Court’s Decision: The California Court of Appeal granted the petition and directed the trial court to set aside the summary adjudication. Before bringing a PAGA action, a plaintiff is required to first provide notice to his or her employer and the LWDA “of the specific provisions of [the Labor Code] alleged to have been violated, including the facts and theories to support the alleged violation.” The court of appeal noted that PAGA requires few facts and theories to satisfy its notice requirement because requiring more would undercut the legislature’s intent to remediate and deter labor law violations. Plaintiff’s notice sufficiently explained the general basis for some of his claims and identified specific unlawful practices.
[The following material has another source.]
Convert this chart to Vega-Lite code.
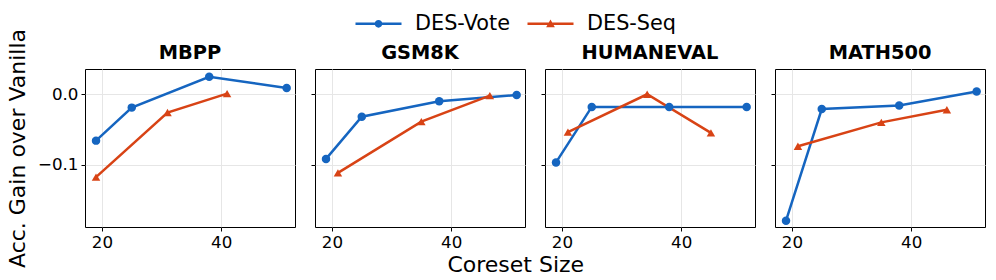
{
  "$schema": "https://vega.github.io/schema/vega-lite/v6.json",
  "padding": {"left": 5, "top": 12, "right": 5, "bottom": 3},
  "background": "white",
  "title": {"text": "Coreset Size", "orient": "bottom", "anchor": "middle", "frame": "bounds", "dx": 20, "fontSize": 22, "font": "DejaVu Sans", "fontWeight": "normal", "offset": -13, "color": "black"},
  "config": {
    "font": "DejaVu Sans",
    "view": {"stroke": "black", "strokeWidth": 1},
    "concat": {"spacing": 14},
    "axis": {"labelFont": "DejaVu Sans", "labelFontSize": 16.7, "labelColor": "black", "tickColor": "black", "tickSize": 4, "domain": false, "gridColor": "#e6e6e6", "gridWidth": 1, "labelPadding": 3, "titleFont": "DejaVu Sans", "titleFontSize": 22, "titleFontWeight": "normal", "titleColor": "black"},
    "title": {"font": "DejaVu Sans", "fontSize": 19.4, "fontWeight": "bold", "color": "black", "offset": 6},
    "legend": {"labelFont": "DejaVu Sans", "labelFontSize": 20.8, "labelColor": "black", "orient": "none", "legendX": 282, "legendY": -57, "direction": "horizontal", "symbolSize": 529, "symbolStrokeWidth": 0, "symbolOpacity": 1, "labelOffset": 25, "columnPadding": 17}
  },
  "data": {"values": [
    {"dataset": "MBPP", "method": "DES-Vote", "size": 19, "gain": -0.066},
    {"dataset": "MBPP", "method": "DES-Vote", "size": 25, "gain": -0.019},
    {"dataset": "MBPP", "method": "DES-Vote", "size": 38, "gain": 0.025},
    {"dataset": "MBPP", "method": "DES-Vote", "size": 51, "gain": 0.009},
    {"dataset": "MBPP", "method": "DES-Seq", "size": 19, "gain": -0.118},
    {"dataset": "MBPP", "method": "DES-Seq", "size": 31, "gain": -0.026},
    {"dataset": "MBPP", "method": "DES-Seq", "size": 41, "gain": 0.001},
    {"dataset": "GSM8K", "method": "DES-Vote", "size": 19, "gain": -0.092},
    {"dataset": "GSM8K", "method": "DES-Vote", "size": 25, "gain": -0.032},
    {"dataset": "GSM8K", "method": "DES-Vote", "size": 38, "gain": -0.010},
    {"dataset": "GSM8K", "method": "DES-Vote", "size": 51, "gain": -0.001},
    {"dataset": "GSM8K", "method": "DES-Seq", "size": 21, "gain": -0.112},
    {"dataset": "GSM8K", "method": "DES-Seq", "size": 35, "gain": -0.039},
    {"dataset": "GSM8K", "method": "DES-Seq", "size": 46.5, "gain": -0.002},
    {"dataset": "HUMANEVAL", "method": "DES-Vote", "size": 19, "gain": -0.097},
    {"dataset": "HUMANEVAL", "method": "DES-Vote", "size": 25, "gain": -0.018},
    {"dataset": "HUMANEVAL", "method": "DES-Vote", "size": 38, "gain": -0.018},
    {"dataset": "HUMANEVAL", "method": "DES-Vote", "size": 51, "gain": -0.018},
    {"dataset": "HUMANEVAL", "method": "DES-Seq", "size": 21, "gain": -0.054},
    {"dataset": "HUMANEVAL", "method": "DES-Seq", "size": 34.3, "gain": 0.0},
    {"dataset": "HUMANEVAL", "method": "DES-Seq", "size": 45, "gain": -0.055},
    {"dataset": "MATH500", "method": "DES-Vote", "size": 19, "gain": -0.180},
    {"dataset": "MATH500", "method": "DES-Vote", "size": 25, "gain": -0.021},
    {"dataset": "MATH500", "method": "DES-Vote", "size": 38, "gain": -0.016},
    {"dataset": "MATH500", "method": "DES-Vote", "size": 51, "gain": 0.004},
    {"dataset": "MATH500", "method": "DES-Seq", "size": 21, "gain": -0.074},
    {"dataset": "MATH500", "method": "DES-Seq", "size": 35, "gain": -0.040},
    {"dataset": "MATH500", "method": "DES-Seq", "size": 46, "gain": -0.022}
  ]},
  "hconcat": [
    {
      "title": {"text": "MBPP", "offset": -35},
      "width": 210, "height": 158,
      "transform": [{"filter": "datum.dataset === 'MBPP'"}],
      "encoding": {
        "x": {"field": "size", "type": "quantitative", "scale": {"domain": [17.15, 52.4], "nice": false, "zero": false}, "axis": {"values": [20, 40], "title": null}},
        "y": {"field": "gain", "type": "quantitative", "scale": {"domain": [-0.189, 0.036], "nice": false, "zero": false}, "axis": {"values": [-0.1, 0.0], "format": ".1f", "title": "Acc. Gain over Vanilla", "titlePadding": 8}},
        "color": {"field": "method", "type": "nominal", "scale": {"domain": ["DES-Vote", "DES-Seq"], "range": ["#1565C0", "#D84315"]}, "legend": {"title": null}}
      },
      "layer": [
        {"mark": {"type": "line", "strokeWidth": 2.5}, "encoding": {"detail": {"field": "method"}}},
        {"transform": [{"filter": "datum.method === 'DES-Vote'"}], "mark": {"type": "point", "shape": "circle", "filled": true, "opacity": 1, "size": 72}},
        {"transform": [{"filter": "datum.method === 'DES-Seq'"}], "mark": {"type": "point", "shape": "triangle-up", "filled": true, "opacity": 1, "size": 72}},
        {"mark": {"type": "point", "filled": true, "opacity": 0, "size": 1}, "encoding": {"shape": {"field": "method", "type": "nominal", "scale": {"domain": ["DES-Vote", "DES-Seq"], "range": ["M-2,-0.11H2V0.11H-2ZM0.33,0A0.33,0.33,0,1,1,-0.33,0A0.33,0.33,0,1,1,0.33,0Z", "M-2,-0.11H2V0.11H-2ZM0,-0.38L0.38,0.3L-0.38,0.3Z"]}, "legend": {"title": null}}}}
      ]
    },
    {
      "title": "GSM8K",
      "width": 210, "height": 158,
      "transform": [{"filter": "datum.dataset === 'GSM8K'"}],
      "encoding": {
        "x": {"field": "size", "type": "quantitative", "scale": {"domain": [17.15, 52.4], "nice": false, "zero": false}, "axis": {"values": [20, 40], "title": null}},
        "y": {"field": "gain", "type": "quantitative", "scale": {"domain": [-0.189, 0.036], "nice": false, "zero": false}, "axis": {"values": [-0.1, 0.0], "labels": false, "title": null}},
        "color": {"field": "method", "type": "nominal", "scale": {"domain": ["DES-Vote", "DES-Seq"], "range": ["#1565C0", "#D84315"]}, "legend": {"title": null}}
      },
      "layer": [
        {"mark": {"type": "line", "strokeWidth": 2.5}, "encoding": {"detail": {"field": "method"}}},
        {"transform": [{"filter": "datum.method === 'DES-Vote'"}], "mark": {"type": "point", "shape": "circle", "filled": true, "opacity": 1, "size": 72}},
        {"transform": [{"filter": "datum.method === 'DES-Seq'"}], "mark": {"type": "point", "shape": "triangle-up", "filled": true, "opacity": 1, "size": 72}}
      ]
    },
    {
      "title": "HUMANEVAL",
      "width": 210, "height": 158,
      "transform": [{"filter": "datum.dataset === 'HUMANEVAL'"}],
      "encoding": {
        "x": {"field": "size", "type": "quantitative", "scale": {"domain": [17.15, 52.4], "nice": false, "zero": false}, "axis": {"values": [20, 40], "title": null}},
        "y": {"field": "gain", "type": "quantitative", "scale": {"domain": [-0.189, 0.036], "nice": false, "zero": false}, "axis": {"values": [-0.1, 0.0], "labels": false, "title": null}},
        "color": {"field": "method", "type": "nominal", "scale": {"domain": ["DES-Vote", "DES-Seq"], "range": ["#1565C0", "#D84315"]}, "legend": {"title": null}}
      },
      "layer": [
        {"mark": {"type": "line", "strokeWidth": 2.5}, "encoding": {"detail": {"field": "method"}}},
        {"transform": [{"filter": "datum.method === 'DES-Vote'"}], "mark": {"type": "point", "shape": "circle", "filled": true, "opacity": 1, "size": 72}},
        {"transform": [{"filter": "datum.method === 'DES-Seq'"}], "mark": {"type": "point", "shape": "triangle-up", "filled": true, "opacity": 1, "size": 72}}
      ]
    },
    {
      "title": "MATH500",
      "width": 210, "height": 158,
      "transform": [{"filter": "datum.dataset === 'MATH500'"}],
      "encoding": {
        "x": {"field": "size", "type": "quantitative", "scale": {"domain": [17.15, 52.4], "nice": false, "zero": false}, "axis": {"values": [20, 40], "title": null}},
        "y": {"field": "gain", "type": "quantitative", "scale": {"domain": [-0.189, 0.036], "nice": false, "zero": false}, "axis": {"values": [-0.1, 0.0], "labels": false, "title": null}},
        "color": {"field": "method", "type": "nominal", "scale": {"domain": ["DES-Vote", "DES-Seq"], "range": ["#1565C0", "#D84315"]}, "legend": {"title": null}}
      },
      "layer": [
        {"mark": {"type": "line", "strokeWidth": 2.5}, "encoding": {"detail": {"field": "method"}}},
        {"transform": [{"filter": "datum.method === 'DES-Vote'"}], "mark": {"type": "point", "shape": "circle", "filled": true, "opacity": 1, "size": 72}},
        {"transform": [{"filter": "datum.method === 'DES-Seq'"}], "mark": {"type": "point", "shape": "triangle-up", "filled": true, "opacity": 1, "size": 72}}
      ]
    }
  ]
}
Furthermore, although it was a broad class, Plaintiff’s notice satisfactorily specified that his employer harmed current and former California non-exempt employees through its violations. Moreover, Plaintiff sufficiently identified himself as an aggrieved employee and indicated that he was employed at some point by Defendant as a non-exempt employee.
Practical Implications: This case will make it more difficult for employers to successfully challenge PAGA claims based on failure to comply with the statute’s administrative exhaustion requirements.